EU verschiebt Entwaldungsverordnung erneut

Die Europäische Kommission will die umstrittene EU-Entwaldungsverordnung (EUDR) um ein weiteres Jahr verschieben. Grund sind massive IT-Probleme beim zentralen System, das für die Umsetzung der Waldschutzregeln unerlässlich ist.
EU-Umweltkommissarin Jessika Roswall begründete den Aufschub bis Ende 2026 mit mangelnder Belastbarkeit der IT-Infrastruktur. Das System könne die erwartete Datenlast nicht tragen - mit drastischen Folgen für den Handel.
IT-System kollabiert unter Datenlast
Ursprünglich sollte die Verordnung bereits Ende 2024 starten, wurde aber schon einmal bis Dezember 2025 verschoben. Jetzt droht eine weitere einjährige Verzögerung.
Die Kommission befürchtet Störungen der Handelsströme und Haftungsrisiken für Unternehmen. Das zentrale EU-Informationssystem TRACES soll Millionen von Sorgfaltserklärungen verarbeiten - eine technische Herkulesaufgabe.
Die Verschiebung muss noch von EU-Parlament und Rat bestätigt werden. Die Zustimmung gilt als wahrscheinlich.

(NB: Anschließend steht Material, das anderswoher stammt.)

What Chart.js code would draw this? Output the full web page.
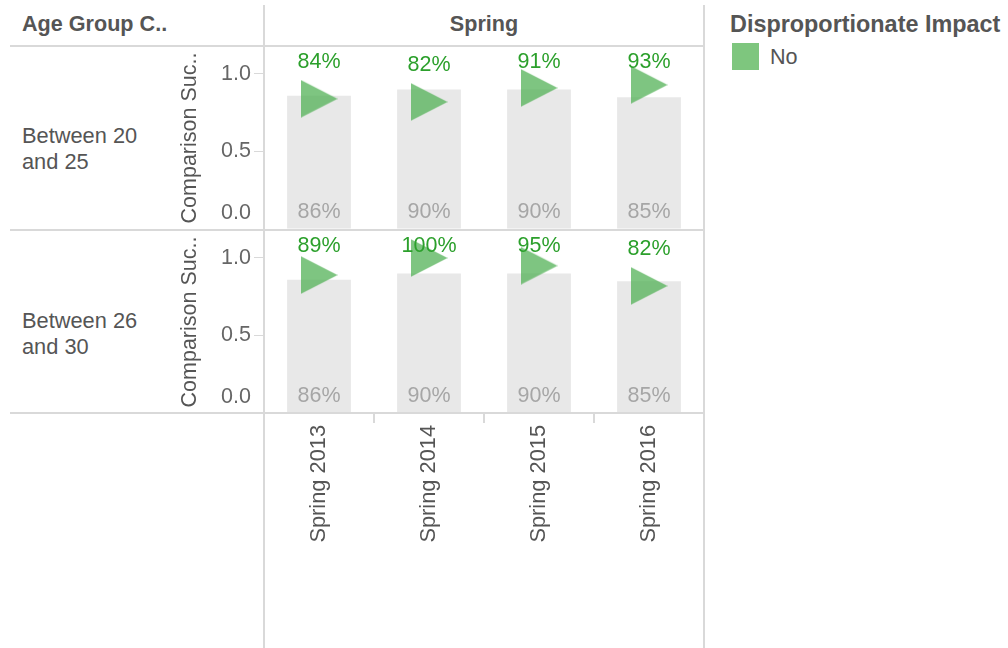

Geolokalisierung jedes Kaffeebaums gefordert
Die EUDR verpflichtet Unternehmen zu lückenlosen Nachweisen für sieben Rohstoffe: Kaffee, Kakao, Palmöl, Soja, Holz, Kautschuk und Rindfleisch. Produkte dürfen nur dann in die EU, wenn sie "entwaldungsfrei" sind.
Die Anforderungen im Detail:
* Kein Anbau auf Flächen, die nach dem 31. Dezember 2020 entwaldet wurden
* Präzise GPS-Koordinaten jedes Produktionsgrundstücks
* Fünf Jahre Datenspeicherung über TRACES-System
* Umfassende Sorgfaltserklärungen für jeden Import
Besonders kleine und mittlere Unternehmen stehen vor enormen Kosten und bürokratischen Hürden.
Wirtschaft fordert Null-Risiko-Kategorie
Verbände wie der DIHK kritisieren die Verordnung als praxisfern. Ihre zentrale Forderung: eine "Null-Risiko-Kategorie" für Länder ohne Entwaldung - einschließlich EU-Staaten.
Dies würde den Bürokratieaufwand drastisch reduzieren. Auch aus den USA wächst der Druck wegen befürchteter Handelshemmnisse.
Der Bundesverband Druck und Medien (BVDM) warnt vor Wettbewerbsnachteilen. Kleinbäuerliche Strukturen in Erzeugerländern könnten aus Lieferketten gedrängt werden - paradoxerweise zugunsten industrieller Großbetriebe.
Umweltverbände fürchten Aufweichung
Während die Wirtschaft aufatmet, schlagen Umweltorganisationen Alarm. Sie befürchten eine Verwässerung des ursprünglich strengen Waldschutzes durch Lobbyismus.
Die wiederholten Verschiebungen untergraben aus ihrer Sicht die Glaubwürdigkeit des "European Green Deal". Jede Verzögerung bedeute weitere Waldverluste weltweit.
Gekaufte Zeit oder verpasste Chance?
Die Verschiebung auf Ende 2026 bietet eine doppelte Chance: Unternehmen können ihre Lieferketten vorbereiten, die EU-Kommission ihre IT-Probleme lösen.
Entscheidend wird, ob Brüssel die gewonnene Zeit für grundlegende Reformen nutzt. Die Einführung der geforderten Null-Risiko-Kategorie könnte den Durchbruch bringen.
Bleibt die Verordnung in ihrer jetzigen Form, droht sie an ihrer eigenen Komplexität zu scheitern. Das wäre weder gut für den Waldschutz noch für den Handel.